Output exactly, and only, the lines from the line containing "Recreate this image" through the line containing "const pts = (xs: number[], ys: number[])", both included.

○ ○ ○ ○

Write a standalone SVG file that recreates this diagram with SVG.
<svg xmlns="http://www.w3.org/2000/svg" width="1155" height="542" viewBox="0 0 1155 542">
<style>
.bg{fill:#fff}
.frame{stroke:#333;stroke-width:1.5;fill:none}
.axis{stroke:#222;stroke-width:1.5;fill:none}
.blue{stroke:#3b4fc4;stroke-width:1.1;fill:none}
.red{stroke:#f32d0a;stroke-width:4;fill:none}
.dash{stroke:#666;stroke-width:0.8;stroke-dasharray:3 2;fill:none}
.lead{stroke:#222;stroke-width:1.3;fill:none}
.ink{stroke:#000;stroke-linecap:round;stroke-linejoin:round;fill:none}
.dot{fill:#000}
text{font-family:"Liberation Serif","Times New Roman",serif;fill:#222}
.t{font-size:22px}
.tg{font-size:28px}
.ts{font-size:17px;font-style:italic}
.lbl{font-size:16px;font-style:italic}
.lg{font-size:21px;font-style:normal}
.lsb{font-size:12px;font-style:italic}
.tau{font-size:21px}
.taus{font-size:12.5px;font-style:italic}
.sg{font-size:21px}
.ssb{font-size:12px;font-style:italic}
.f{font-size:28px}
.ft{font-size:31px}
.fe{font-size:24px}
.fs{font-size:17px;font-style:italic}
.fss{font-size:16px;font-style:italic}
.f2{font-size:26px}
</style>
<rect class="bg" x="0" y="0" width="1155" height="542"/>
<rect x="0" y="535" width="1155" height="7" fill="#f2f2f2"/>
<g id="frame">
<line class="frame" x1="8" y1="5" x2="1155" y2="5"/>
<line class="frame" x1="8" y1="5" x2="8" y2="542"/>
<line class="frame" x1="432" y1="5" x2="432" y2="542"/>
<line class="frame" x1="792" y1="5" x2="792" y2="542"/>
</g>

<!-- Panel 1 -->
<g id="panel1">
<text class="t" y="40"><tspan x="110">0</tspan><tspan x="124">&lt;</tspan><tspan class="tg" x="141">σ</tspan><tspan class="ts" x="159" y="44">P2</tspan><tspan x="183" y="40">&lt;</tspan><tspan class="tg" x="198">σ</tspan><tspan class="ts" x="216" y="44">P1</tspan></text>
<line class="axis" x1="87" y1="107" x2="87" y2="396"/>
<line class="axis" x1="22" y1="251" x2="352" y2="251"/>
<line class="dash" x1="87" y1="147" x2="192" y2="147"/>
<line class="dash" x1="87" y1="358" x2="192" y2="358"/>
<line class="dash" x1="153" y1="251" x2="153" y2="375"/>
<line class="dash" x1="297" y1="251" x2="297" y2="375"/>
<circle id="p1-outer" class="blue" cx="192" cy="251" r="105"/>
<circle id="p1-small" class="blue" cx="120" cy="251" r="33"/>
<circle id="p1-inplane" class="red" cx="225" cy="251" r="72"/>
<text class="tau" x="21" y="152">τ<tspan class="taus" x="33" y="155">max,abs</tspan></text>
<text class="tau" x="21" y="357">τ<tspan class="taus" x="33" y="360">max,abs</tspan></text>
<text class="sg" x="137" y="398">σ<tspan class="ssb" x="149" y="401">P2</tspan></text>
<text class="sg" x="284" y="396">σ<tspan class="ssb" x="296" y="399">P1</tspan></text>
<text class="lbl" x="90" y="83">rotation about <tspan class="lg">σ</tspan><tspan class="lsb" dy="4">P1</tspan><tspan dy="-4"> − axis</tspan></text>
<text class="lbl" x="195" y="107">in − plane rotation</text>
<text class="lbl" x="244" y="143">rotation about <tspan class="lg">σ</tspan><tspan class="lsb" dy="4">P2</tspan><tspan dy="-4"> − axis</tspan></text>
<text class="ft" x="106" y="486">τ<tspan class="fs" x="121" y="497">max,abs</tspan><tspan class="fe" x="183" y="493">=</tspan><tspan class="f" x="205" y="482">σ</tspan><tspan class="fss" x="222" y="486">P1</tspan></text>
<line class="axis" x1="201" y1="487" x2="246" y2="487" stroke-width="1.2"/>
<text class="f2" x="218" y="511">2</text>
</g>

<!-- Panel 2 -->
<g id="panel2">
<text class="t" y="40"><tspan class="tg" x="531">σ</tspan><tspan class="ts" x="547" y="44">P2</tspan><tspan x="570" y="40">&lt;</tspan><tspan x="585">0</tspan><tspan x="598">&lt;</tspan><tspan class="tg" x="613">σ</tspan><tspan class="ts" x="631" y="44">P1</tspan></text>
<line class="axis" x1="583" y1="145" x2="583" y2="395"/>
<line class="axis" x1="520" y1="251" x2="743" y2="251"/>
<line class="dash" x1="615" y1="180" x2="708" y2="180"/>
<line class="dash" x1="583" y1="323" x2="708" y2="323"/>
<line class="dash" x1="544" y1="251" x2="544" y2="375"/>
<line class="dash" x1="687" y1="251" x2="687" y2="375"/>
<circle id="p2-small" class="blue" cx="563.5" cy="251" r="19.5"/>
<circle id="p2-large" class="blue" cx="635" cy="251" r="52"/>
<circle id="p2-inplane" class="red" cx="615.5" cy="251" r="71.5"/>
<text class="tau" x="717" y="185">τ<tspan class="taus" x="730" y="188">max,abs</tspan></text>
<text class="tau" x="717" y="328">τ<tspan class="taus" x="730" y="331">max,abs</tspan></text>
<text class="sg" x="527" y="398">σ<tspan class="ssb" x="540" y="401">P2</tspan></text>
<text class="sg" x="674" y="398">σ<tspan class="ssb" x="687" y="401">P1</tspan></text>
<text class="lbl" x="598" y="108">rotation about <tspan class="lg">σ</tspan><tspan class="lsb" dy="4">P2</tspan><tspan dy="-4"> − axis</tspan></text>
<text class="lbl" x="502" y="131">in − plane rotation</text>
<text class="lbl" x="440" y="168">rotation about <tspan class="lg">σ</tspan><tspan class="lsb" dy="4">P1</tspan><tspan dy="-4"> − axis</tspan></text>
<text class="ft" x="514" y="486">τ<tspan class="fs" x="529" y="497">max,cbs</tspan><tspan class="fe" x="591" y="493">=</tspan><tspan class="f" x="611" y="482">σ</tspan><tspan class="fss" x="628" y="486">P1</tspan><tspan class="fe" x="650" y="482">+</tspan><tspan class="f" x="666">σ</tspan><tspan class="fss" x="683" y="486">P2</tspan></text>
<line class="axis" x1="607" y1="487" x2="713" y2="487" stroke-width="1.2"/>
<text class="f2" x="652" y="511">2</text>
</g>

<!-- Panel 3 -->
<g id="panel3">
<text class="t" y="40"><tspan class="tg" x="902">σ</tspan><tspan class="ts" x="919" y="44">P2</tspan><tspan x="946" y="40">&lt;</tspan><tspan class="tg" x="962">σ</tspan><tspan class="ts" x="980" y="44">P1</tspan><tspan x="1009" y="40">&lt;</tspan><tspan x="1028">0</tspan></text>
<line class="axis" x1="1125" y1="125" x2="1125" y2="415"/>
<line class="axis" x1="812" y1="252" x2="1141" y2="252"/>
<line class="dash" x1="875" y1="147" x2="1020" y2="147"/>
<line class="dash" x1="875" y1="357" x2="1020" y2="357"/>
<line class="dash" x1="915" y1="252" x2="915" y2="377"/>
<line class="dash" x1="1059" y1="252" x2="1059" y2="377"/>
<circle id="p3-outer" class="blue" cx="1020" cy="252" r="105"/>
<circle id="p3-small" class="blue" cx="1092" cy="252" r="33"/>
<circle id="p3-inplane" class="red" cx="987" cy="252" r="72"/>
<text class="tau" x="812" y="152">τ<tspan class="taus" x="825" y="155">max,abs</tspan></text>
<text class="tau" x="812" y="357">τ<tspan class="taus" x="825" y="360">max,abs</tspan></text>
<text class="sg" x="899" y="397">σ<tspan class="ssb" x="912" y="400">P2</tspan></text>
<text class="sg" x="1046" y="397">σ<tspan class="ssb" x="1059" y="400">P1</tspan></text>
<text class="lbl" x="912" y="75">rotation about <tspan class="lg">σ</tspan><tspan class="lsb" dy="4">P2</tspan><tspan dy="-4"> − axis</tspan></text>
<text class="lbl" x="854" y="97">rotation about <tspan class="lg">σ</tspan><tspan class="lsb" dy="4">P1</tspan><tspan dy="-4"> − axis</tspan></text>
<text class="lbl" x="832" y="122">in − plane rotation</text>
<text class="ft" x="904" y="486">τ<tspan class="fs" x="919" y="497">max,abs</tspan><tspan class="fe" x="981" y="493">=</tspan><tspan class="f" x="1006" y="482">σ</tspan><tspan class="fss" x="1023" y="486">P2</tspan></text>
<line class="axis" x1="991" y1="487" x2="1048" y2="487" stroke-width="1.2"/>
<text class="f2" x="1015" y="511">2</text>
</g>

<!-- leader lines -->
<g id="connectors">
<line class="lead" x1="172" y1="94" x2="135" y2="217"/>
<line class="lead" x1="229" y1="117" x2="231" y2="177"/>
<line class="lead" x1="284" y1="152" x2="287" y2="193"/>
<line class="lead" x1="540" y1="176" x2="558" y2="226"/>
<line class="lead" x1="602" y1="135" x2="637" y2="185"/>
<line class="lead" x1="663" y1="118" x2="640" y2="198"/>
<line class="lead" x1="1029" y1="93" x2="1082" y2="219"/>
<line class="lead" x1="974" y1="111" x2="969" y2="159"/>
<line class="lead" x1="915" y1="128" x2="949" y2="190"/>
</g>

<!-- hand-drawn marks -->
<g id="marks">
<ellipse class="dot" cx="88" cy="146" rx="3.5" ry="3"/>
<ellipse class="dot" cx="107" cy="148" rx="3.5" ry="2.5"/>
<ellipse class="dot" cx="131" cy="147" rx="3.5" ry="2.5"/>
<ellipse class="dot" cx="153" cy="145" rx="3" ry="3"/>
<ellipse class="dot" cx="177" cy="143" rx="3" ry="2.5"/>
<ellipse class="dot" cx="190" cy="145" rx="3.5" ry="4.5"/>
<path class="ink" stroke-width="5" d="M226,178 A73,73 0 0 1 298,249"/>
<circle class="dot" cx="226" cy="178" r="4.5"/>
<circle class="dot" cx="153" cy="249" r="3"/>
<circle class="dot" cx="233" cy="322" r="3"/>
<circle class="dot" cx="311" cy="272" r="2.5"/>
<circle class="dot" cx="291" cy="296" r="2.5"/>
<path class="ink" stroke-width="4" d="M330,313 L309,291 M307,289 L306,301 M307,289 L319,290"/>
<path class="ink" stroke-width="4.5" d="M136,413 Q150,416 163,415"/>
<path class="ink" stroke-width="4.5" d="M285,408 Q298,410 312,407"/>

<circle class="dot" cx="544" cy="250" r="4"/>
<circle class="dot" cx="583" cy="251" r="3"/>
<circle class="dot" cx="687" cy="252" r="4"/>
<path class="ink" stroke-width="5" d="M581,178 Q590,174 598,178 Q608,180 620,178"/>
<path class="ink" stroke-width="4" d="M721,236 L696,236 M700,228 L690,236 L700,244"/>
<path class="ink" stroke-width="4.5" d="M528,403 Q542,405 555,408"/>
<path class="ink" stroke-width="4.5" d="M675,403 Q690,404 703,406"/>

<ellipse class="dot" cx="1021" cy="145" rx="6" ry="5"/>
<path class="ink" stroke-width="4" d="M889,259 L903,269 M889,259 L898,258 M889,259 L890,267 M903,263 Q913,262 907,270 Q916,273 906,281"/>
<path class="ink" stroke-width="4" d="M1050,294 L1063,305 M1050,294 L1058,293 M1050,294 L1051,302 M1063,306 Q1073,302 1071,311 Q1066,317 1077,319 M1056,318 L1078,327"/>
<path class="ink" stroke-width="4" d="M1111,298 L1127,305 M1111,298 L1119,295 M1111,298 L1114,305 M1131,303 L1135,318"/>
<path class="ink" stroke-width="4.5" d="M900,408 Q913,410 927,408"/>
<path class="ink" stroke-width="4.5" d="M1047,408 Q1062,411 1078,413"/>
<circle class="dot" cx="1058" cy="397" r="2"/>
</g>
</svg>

○ ○ ○ ○

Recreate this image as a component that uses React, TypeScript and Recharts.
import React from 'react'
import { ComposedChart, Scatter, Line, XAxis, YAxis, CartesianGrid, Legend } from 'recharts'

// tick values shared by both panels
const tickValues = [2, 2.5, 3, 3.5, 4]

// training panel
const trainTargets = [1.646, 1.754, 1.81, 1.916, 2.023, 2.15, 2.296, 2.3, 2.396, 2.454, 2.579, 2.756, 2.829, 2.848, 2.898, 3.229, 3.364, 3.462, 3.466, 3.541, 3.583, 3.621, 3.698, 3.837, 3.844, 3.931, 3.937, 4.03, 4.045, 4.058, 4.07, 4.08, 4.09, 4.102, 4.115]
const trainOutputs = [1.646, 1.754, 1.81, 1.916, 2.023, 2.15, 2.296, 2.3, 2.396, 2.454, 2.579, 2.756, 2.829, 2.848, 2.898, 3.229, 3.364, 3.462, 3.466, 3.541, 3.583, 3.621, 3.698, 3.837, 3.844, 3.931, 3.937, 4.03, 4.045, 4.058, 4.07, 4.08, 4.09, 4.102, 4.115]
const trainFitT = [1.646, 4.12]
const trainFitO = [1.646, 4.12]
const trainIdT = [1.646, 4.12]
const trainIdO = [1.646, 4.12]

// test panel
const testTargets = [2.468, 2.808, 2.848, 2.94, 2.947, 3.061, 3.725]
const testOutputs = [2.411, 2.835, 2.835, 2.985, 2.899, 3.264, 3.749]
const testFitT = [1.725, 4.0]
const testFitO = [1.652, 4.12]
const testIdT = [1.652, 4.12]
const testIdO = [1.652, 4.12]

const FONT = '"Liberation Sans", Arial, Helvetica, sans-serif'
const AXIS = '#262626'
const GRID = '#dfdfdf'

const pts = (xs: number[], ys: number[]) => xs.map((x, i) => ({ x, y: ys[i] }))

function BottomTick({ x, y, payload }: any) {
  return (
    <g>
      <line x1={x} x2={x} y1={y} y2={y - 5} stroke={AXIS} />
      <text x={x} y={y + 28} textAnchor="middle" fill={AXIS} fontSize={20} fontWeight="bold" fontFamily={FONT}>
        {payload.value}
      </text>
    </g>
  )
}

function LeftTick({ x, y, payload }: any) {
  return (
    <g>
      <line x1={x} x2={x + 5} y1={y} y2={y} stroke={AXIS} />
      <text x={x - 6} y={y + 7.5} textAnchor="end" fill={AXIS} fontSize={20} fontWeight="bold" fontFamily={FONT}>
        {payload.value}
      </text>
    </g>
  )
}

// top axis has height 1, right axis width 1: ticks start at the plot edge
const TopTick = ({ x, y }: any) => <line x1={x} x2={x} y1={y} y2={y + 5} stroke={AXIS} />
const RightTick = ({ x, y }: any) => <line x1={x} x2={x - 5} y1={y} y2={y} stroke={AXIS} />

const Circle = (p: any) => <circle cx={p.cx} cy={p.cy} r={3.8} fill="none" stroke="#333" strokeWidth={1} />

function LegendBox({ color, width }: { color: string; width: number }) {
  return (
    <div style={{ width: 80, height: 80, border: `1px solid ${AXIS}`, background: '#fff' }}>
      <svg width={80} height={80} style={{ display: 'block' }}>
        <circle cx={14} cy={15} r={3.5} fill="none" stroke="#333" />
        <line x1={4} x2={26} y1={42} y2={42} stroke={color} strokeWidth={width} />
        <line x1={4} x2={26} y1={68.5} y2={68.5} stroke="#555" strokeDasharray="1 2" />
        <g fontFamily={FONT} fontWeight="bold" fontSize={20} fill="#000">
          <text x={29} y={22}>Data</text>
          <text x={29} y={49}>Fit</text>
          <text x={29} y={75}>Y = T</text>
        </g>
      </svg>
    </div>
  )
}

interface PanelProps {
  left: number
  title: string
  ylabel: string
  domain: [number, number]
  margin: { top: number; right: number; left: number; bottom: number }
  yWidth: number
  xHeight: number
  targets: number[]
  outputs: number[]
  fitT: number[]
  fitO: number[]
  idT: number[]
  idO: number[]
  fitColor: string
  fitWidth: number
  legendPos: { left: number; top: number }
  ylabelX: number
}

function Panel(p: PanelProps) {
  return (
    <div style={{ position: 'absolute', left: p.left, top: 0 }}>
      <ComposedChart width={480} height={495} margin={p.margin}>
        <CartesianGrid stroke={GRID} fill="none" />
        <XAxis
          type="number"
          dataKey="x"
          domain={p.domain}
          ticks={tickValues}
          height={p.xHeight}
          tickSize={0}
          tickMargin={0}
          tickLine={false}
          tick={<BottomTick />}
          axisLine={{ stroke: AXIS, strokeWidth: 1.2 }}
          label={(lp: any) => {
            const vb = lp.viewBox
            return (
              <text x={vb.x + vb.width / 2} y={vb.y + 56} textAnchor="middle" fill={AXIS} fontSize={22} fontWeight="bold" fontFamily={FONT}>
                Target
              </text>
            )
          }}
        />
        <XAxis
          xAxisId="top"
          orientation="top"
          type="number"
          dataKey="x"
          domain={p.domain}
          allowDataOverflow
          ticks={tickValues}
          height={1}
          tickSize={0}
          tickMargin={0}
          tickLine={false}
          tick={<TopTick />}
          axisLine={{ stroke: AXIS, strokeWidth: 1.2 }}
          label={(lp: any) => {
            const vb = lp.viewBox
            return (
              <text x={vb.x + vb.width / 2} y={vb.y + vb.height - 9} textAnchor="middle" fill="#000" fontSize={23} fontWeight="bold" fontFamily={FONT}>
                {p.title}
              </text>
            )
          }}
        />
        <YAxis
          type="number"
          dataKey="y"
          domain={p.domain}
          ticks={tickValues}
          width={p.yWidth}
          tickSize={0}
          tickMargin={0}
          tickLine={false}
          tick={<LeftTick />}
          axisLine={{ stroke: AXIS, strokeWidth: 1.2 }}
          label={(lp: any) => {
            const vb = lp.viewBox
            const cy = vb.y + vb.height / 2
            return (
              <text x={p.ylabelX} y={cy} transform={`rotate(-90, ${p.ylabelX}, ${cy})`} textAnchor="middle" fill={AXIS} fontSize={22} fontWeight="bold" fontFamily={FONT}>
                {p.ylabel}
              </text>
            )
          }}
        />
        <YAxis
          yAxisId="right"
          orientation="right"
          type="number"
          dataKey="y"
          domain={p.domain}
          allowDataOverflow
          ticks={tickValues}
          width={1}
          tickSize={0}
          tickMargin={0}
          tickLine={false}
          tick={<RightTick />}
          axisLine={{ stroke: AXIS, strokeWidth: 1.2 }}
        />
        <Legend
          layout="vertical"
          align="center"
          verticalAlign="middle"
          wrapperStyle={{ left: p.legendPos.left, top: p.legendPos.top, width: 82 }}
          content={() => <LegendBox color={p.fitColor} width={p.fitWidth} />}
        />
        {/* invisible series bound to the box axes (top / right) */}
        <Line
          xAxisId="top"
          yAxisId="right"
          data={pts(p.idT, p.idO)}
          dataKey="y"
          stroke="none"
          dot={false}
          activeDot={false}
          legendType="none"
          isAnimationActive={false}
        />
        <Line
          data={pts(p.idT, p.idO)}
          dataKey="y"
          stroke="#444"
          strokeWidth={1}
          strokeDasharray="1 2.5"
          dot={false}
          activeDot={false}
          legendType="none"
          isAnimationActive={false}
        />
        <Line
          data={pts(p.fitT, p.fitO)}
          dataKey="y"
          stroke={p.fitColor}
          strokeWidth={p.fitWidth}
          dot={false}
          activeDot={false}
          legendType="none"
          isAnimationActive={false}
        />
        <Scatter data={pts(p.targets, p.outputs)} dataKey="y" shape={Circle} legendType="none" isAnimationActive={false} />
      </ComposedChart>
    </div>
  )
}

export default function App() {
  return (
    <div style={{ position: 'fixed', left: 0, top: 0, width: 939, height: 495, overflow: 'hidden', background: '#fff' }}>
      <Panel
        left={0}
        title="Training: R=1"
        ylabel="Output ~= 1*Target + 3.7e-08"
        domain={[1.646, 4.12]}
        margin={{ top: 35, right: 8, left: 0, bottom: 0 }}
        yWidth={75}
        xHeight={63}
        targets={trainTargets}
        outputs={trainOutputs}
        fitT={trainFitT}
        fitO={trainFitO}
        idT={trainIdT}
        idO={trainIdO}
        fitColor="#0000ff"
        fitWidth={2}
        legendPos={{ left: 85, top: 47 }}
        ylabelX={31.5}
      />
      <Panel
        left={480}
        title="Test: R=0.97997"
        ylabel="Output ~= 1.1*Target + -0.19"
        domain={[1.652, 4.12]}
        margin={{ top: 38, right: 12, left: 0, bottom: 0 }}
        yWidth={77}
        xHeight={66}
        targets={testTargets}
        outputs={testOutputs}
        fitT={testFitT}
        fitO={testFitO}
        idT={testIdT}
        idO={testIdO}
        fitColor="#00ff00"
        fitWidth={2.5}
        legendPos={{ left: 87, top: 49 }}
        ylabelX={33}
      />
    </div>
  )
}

○ ○ ○ ○

SOLUTION:
Recreate this image as a component that uses React, TypeScript and Recharts.
import React from 'react'
import { ComposedChart, Scatter, Line, XAxis, YAxis, CartesianGrid, Legend } from 'recharts'

// tick values shared by both panels
const tickValues = [2, 2.5, 3, 3.5, 4]

// training panel
const trainTargets = [1.646, 1.754, 1.81, 1.916, 2.023, 2.15, 2.296, 2.3, 2.396, 2.454, 2.579, 2.756, 2.829, 2.848, 2.898, 3.229, 3.364, 3.462, 3.466, 3.541, 3.583, 3.621, 3.698, 3.837, 3.844, 3.931, 3.937, 4.03, 4.045, 4.058, 4.07, 4.08, 4.09, 4.102, 4.115]
const trainOutputs = [1.646, 1.754, 1.81, 1.916, 2.023, 2.15, 2.296, 2.3, 2.396, 2.454, 2.579, 2.756, 2.829, 2.848, 2.898, 3.229, 3.364, 3.462, 3.466, 3.541, 3.583, 3.621, 3.698, 3.837, 3.844, 3.931, 3.937, 4.03, 4.045, 4.058, 4.07, 4.08, 4.09, 4.102, 4.115]
const trainFitT = [1.646, 4.12]
const trainFitO = [1.646, 4.12]
const trainIdT = [1.646, 4.12]
const trainIdO = [1.646, 4.12]

// test panel
const testTargets = [2.468, 2.808, 2.848, 2.94, 2.947, 3.061, 3.725]
const testOutputs = [2.411, 2.835, 2.835, 2.985, 2.899, 3.264, 3.749]
const testFitT = [1.725, 4.0]
const testFitO = [1.652, 4.12]
const testIdT = [1.652, 4.12]
const testIdO = [1.652, 4.12]

const FONT = '"Liberation Sans", Arial, Helvetica, sans-serif'
const AXIS = '#262626'
const GRID = '#dfdfdf'

const pts = (xs: number[], ys: number[]) => xs.map((x, i) => ({ x, y: ys[i] }))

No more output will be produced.